Notice that in most months, the highest inflation is in the food index. The decision to target CPI was a consequence of a recommendation of an RBI committee headed by a then deputy governor which felt that the CPI would better capture the lived experience of consumers.

It was influenced in part by the general experience of most countries through the 1990s and the early 2000s, when consumer prices were highly correlated with producer prices. In an earlier article, I referred to an NBER study which had brought out the growing divergence between CPI and PPI (producer price index) globally since the mid-to-late 2000s.

Unsurprisingly, this divergence correlates with China’s entry to the global trading system as a full-fledged member of the World Trade Organization and a huge shift in manufacturing production to China.

If we were to restrict attention only to those items in the WPI basket which make up final consumption, then the resultant index would track the CPI quite well. Thus, the difference between CPI and WPI is not because of a difference in retail and wholesale market prices, but the difference between intermediate and final consumption.

The low WPI inflation rate in recent years therefore hides behind it low—and often negative—inflation in investment goods and key intermediate inputs originating from the manufacturing sector.

This low inflation in products produced by a large part of the factory sector is a major factor behind the crisis faced by Indian manufacturing.

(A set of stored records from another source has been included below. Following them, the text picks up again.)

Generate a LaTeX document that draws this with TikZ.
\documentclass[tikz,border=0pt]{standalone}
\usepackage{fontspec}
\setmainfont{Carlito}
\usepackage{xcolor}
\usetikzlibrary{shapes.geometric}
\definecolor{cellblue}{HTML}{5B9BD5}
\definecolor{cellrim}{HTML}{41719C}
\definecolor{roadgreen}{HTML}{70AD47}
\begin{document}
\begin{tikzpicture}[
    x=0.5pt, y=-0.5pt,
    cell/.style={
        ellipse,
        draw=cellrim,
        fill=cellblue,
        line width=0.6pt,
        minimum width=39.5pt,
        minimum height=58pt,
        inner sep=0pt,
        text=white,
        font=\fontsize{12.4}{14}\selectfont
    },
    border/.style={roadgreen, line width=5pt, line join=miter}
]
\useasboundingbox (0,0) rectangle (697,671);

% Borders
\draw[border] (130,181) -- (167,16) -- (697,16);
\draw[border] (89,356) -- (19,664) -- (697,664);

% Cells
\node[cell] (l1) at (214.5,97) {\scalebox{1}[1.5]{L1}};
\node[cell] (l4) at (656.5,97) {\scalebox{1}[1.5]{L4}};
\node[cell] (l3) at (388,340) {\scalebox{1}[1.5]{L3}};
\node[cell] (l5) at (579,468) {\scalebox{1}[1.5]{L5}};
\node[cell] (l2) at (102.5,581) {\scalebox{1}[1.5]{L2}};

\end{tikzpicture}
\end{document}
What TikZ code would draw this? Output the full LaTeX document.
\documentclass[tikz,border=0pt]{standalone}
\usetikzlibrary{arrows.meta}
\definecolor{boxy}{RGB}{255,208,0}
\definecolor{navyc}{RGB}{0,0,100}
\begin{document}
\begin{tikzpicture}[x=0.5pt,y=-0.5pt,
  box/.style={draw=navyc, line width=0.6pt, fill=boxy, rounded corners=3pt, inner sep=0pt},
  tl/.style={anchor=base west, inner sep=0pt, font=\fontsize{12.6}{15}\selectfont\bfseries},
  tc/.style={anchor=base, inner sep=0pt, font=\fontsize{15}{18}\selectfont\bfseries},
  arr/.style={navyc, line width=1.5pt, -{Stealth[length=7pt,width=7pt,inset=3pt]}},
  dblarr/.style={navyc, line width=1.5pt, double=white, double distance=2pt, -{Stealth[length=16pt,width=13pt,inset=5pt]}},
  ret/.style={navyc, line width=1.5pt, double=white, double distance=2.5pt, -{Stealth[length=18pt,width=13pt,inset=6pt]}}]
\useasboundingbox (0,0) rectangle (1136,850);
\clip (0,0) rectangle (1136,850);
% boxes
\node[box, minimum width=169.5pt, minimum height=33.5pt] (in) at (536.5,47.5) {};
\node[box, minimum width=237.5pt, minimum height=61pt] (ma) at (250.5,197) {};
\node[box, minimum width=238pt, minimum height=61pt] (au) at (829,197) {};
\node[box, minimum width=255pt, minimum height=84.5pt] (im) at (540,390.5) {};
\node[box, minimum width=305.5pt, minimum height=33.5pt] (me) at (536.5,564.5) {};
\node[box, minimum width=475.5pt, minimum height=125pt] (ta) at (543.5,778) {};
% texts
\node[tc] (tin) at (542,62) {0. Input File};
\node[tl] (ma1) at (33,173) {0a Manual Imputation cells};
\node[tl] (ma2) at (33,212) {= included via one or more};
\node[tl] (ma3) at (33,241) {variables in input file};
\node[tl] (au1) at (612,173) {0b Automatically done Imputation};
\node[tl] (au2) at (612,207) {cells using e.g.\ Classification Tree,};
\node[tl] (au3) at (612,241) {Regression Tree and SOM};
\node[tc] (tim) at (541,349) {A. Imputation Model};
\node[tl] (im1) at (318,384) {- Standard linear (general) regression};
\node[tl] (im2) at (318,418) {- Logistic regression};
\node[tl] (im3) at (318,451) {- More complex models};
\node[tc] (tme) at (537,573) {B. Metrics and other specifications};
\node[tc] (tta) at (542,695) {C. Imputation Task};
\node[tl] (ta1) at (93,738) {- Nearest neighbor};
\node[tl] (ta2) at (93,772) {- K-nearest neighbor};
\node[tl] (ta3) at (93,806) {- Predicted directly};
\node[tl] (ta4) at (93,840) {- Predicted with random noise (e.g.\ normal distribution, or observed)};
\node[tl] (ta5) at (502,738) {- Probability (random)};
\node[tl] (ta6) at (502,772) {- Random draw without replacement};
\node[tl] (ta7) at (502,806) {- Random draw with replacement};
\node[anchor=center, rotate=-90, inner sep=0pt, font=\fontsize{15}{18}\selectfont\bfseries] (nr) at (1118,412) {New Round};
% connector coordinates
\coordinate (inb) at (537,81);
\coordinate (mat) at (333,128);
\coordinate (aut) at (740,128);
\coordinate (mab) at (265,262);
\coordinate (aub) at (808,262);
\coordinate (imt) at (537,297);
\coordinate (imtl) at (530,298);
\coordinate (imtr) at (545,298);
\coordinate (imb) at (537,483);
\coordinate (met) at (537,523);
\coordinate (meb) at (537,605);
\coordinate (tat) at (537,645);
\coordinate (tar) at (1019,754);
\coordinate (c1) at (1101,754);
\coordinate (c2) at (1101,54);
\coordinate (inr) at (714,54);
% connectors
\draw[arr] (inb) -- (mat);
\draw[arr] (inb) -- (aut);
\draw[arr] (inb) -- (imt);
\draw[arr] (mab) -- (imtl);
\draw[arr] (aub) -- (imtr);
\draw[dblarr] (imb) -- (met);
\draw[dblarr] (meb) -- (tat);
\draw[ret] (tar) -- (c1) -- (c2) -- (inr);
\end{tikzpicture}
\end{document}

Manufacturers find themselves in a situation where they are producing products whose prices are not rising (and are often falling), even as their labour costs continue to rise, since they need to maintain real wages.

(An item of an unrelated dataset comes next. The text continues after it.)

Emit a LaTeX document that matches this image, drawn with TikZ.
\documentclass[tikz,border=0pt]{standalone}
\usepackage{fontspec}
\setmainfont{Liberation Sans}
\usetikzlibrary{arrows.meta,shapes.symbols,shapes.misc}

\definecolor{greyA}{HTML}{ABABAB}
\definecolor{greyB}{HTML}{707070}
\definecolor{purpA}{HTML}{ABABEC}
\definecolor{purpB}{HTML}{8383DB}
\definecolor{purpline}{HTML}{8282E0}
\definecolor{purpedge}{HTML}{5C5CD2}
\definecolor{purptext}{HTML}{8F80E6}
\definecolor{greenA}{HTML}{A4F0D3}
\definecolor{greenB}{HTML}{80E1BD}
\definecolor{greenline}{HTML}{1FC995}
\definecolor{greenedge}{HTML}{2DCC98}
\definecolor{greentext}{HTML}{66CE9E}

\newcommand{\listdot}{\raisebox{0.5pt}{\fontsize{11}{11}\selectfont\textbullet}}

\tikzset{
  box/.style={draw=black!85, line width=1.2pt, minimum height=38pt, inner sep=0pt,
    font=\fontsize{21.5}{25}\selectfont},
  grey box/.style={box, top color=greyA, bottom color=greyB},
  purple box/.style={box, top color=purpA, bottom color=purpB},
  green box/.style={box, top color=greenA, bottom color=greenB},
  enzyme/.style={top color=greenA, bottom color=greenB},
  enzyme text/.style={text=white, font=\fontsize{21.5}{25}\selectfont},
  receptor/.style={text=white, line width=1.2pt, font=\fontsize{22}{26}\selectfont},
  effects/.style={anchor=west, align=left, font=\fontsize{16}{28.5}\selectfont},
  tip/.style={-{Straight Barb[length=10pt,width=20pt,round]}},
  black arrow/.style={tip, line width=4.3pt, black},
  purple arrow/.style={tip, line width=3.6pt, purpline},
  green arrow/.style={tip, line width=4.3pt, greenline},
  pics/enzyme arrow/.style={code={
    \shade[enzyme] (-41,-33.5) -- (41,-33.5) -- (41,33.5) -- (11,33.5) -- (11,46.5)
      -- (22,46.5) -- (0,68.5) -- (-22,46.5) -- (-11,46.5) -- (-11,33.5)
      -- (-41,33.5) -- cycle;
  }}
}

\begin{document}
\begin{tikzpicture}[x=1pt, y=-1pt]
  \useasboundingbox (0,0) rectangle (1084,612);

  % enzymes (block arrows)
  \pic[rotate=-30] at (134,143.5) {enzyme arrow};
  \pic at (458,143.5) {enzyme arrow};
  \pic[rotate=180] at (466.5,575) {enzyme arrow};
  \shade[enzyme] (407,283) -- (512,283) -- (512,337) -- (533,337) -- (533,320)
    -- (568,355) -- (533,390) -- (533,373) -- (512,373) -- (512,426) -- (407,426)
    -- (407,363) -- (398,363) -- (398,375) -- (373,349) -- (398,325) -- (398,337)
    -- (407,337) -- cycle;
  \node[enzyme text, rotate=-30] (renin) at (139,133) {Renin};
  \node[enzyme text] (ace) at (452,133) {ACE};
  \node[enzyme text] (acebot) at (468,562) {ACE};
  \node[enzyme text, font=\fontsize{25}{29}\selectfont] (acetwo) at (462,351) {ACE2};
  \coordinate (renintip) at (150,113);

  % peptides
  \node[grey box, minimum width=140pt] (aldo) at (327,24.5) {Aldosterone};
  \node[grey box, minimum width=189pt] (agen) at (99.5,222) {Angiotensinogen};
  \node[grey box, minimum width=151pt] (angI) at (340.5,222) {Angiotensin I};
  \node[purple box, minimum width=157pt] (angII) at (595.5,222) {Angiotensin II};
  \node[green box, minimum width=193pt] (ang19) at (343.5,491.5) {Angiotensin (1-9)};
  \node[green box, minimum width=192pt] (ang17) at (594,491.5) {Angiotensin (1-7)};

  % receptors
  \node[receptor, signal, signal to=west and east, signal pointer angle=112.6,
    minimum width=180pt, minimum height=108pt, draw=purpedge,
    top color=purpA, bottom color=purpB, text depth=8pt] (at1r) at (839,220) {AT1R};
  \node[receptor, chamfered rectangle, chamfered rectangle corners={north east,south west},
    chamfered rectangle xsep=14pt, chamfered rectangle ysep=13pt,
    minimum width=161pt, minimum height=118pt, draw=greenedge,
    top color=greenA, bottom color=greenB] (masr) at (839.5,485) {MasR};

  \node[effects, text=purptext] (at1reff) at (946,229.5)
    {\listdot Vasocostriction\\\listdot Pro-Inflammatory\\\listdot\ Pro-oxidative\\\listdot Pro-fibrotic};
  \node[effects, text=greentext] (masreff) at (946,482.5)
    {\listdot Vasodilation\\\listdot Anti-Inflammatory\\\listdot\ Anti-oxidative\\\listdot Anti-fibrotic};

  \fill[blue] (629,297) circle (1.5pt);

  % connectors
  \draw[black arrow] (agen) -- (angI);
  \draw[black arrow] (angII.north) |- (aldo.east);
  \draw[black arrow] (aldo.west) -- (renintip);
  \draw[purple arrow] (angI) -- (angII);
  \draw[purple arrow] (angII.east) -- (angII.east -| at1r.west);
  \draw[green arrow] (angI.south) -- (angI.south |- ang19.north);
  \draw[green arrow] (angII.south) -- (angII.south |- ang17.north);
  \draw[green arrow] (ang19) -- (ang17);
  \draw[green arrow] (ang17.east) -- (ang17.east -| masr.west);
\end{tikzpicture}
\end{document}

Also read: A decade of ‘Make in India’: Why our factory sector is looking up

Concern over sluggish manufacturing has been flagged in the Economic Survey and by numerous statements from senior members of the Union Cabinet. Their words clearly highlight India’s need to improve manufacturing growth so as to create better jobs.

The government is also seeking to support manufacturing through schemes like the production-linked incentive programme and by re-calibrating tax policies and import duties. The high cost of funds and restricted availability of credit to this sector, however, remains a major challenge.

RBI has sought to partially address this through a small reduction in the cash reserve ratio (CRR). While this will increase liquidity, it does not address the cost of capital. In fact, the repo rate right now is almost the same as the yield on long- term government bonds.

In effect, this high cost of borrowing results in a form of adverse selection, where only risky projects that can generate high returns seek institutional credit.

One of the contributing factors to the last cycle of high non-performing assets (NPAs) that banks experienced was that the high-interest-rate regime of the late 2000s constrained bank lending to risky projects, which eventually failed. A sustainable banking system requires a relatively low cost of credit, which would help maintain an adequate balance between risk and return.

Aggravating the problem is the fact that large corporations increasingly rely less on institutional credit and either directly borrow from the markets or rely on their suppliers to carry a larger burden of their financing. Thus, the dependence on expensive bank financing is primarily being faced by the micro, small and medium enterprise (MSME) sector.

While the government is seeking to address this by increasing emphasis on targeted lending (as mentioned in the recent budget), it does not change the underlying cost of such credit.

A focus on reduced collateral requirements for MSME lending, without a corresponding reduction in the interest cost, increases the banking sector’s vulnerability to risky lending and a higher NPA burden as a future consequence.

Also read: Growing jobs, tepid output: Contrasting story of manufacturing industry in 5 charts

The essential point is that inflation targeting must analyse the price dynamics of the entire basket of commodities making up national income, rather than keeping a narrow focus on a subgroup of commodities going into final consumption.

An analogy can be drawn from medicine, where good doctors treat a patient and not a test report.